Indian Non-Banks' Credit Profiles to Erode Severely if Liquidity Stress Prolongs

New Delhi India
Image: SoumenNath iStock

Indian non-bank financial institutions (NBFI) will be significantly impacted if the liquidity distress in the country's capital markets, triggered by the default in September 2018 of IL&FS, prolongs for an extended period of time, said Moody's Investors Service on Monday.

"In our base scenario, the authorities will continue to take measures to limit the scope and duration of the prevailing liquidity challenges, while most NBFIs can cope with multi-weeks of tight liquidity conditions ," said Srikanth Vadlamani, a Moody's VP and senior credit officer.

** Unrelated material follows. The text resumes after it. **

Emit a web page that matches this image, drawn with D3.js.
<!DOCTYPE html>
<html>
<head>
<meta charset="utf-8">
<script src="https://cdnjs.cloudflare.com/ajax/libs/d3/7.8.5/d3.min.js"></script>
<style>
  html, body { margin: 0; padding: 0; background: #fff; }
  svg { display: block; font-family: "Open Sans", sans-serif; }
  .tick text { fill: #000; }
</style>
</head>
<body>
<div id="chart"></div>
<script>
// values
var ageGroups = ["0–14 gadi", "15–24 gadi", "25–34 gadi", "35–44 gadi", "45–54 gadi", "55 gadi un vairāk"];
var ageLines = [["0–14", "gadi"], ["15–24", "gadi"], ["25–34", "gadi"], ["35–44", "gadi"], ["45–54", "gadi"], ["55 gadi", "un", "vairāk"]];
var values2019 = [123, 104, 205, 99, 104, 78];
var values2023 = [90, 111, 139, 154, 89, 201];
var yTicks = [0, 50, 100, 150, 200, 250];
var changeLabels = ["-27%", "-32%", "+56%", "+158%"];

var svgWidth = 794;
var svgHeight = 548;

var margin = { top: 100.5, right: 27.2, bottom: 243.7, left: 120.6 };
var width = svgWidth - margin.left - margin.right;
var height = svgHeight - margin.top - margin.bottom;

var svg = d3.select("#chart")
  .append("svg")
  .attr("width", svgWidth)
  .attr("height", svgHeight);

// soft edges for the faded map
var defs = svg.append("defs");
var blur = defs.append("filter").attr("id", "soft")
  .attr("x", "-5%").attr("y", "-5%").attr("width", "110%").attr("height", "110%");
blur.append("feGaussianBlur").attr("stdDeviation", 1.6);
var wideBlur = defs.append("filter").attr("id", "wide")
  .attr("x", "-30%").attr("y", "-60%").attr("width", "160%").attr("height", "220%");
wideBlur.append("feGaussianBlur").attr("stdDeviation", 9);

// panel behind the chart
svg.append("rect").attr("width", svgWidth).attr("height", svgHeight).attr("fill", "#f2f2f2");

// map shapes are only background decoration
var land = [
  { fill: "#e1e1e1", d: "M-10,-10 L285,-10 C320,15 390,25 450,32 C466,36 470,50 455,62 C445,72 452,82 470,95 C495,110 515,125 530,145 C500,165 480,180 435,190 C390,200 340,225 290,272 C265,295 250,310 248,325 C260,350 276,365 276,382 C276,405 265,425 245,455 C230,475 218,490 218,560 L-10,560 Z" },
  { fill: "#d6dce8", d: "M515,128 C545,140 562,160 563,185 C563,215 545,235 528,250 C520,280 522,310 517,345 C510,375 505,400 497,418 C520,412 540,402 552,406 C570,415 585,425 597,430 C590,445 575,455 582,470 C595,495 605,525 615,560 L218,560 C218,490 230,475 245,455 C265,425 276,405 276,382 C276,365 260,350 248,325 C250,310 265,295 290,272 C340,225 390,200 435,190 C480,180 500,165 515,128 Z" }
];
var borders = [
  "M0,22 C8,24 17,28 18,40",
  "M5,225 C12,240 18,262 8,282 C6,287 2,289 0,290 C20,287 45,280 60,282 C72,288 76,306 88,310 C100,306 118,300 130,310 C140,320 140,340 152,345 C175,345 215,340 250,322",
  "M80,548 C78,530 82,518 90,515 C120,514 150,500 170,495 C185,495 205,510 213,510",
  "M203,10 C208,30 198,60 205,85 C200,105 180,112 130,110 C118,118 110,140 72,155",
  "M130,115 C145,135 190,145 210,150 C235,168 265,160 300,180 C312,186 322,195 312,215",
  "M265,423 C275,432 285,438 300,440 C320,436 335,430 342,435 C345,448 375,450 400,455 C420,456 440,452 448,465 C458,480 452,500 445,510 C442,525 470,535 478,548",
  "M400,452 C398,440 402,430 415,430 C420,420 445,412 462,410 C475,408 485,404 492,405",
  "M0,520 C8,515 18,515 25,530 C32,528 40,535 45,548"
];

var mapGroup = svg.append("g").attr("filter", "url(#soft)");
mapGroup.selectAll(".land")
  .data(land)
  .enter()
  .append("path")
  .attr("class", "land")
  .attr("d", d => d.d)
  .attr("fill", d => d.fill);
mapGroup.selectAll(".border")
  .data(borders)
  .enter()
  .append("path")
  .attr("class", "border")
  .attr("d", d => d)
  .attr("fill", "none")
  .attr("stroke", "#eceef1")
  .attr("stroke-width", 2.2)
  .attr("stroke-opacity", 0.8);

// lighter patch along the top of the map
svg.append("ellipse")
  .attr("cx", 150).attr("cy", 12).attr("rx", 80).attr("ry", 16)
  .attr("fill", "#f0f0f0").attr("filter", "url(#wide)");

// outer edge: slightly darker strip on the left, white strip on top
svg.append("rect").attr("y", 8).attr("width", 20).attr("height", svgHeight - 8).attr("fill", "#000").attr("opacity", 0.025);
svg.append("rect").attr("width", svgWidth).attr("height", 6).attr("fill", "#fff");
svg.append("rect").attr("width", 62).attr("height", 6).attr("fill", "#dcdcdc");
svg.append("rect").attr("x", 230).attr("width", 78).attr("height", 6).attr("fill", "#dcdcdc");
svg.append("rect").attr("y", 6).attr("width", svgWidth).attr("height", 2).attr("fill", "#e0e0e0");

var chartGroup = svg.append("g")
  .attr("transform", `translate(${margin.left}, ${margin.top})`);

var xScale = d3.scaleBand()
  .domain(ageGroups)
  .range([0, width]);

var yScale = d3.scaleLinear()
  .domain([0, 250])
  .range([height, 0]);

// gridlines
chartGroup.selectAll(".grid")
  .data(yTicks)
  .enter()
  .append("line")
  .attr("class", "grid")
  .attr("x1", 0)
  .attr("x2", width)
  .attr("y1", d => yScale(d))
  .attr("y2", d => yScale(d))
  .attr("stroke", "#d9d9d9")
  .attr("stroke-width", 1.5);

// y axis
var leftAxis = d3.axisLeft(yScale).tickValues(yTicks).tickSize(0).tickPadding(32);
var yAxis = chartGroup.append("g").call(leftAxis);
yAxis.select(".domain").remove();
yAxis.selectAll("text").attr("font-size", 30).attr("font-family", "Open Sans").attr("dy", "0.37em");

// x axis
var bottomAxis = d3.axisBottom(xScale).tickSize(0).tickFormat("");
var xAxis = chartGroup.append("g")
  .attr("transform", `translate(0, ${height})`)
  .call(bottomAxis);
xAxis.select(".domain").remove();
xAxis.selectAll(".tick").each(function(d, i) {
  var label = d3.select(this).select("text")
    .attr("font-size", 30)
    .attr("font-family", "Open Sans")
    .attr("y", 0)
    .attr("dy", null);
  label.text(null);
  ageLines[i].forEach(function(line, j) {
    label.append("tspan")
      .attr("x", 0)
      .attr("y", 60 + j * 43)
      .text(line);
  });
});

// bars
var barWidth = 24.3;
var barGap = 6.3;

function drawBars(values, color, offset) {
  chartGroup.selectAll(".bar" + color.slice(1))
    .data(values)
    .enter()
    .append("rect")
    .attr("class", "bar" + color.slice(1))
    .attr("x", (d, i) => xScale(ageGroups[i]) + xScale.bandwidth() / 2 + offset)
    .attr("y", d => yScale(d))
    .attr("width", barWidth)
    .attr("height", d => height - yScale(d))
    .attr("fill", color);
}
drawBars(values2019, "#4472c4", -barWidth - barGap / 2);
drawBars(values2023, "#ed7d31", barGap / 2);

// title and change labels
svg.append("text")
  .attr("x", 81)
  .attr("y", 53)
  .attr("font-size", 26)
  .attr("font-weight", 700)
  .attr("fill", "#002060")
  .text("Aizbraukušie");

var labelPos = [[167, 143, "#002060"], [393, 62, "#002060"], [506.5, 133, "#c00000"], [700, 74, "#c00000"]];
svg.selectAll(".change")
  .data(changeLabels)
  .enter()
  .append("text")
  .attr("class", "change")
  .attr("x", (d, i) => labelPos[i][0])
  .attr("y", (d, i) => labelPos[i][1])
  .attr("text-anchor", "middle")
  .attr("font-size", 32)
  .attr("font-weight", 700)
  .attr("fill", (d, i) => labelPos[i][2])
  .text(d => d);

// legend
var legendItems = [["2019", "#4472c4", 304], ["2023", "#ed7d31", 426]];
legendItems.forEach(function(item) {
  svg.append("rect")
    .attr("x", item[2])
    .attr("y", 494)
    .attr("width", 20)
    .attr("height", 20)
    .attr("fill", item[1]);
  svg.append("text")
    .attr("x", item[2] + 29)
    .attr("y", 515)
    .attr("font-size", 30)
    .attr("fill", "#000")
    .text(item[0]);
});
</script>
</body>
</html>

However, prolonged liquidity distress will significantly erode the NBFIs' credit standing, and prove negative for the broader economy and the structured finance sector, he added.

According to the rating agency, liquidity tightness could lead to sharply higher financing costs for NBFIs, or even difficulty in rolling over their liabilities, because these companies have relied heavily on market borrowing to fund asset growth.

The current episode highlights the structural vulnerabilities in the liquidity management practices of Indian NBFIs, the company said.

“In particular, these companies have very little backup liquidity and their liquidity management mainly involves matching their short-term liabilities with assets,” Vadlamani said. “This approach exposes them to even minor disruptions in the debt capital markets.”

The NBFI spill-over

In addition,  any effects on the NBFIs will spill over to the broader economy — mainly through the credit channel — because NBFIs are a material provider of credit for the economy, with outstanding loans/GDP at end-March 2018 registering 13% versus banking system loans/GDP of 52%, Moody’s pointed out.

Consequently, a slowdown in credit growth provided by NBFIs will dampen overall consumption and economic growth, the firm said.

Moody's analysis of the Indian NBFIs' liquidity management practices suggests that these companies are capable of coping with multi-week liquidity distress, but a prolonged period of liquidity stress — which does not represent Moody's base case scenario — will severely weaken the NBFIs' credit standings.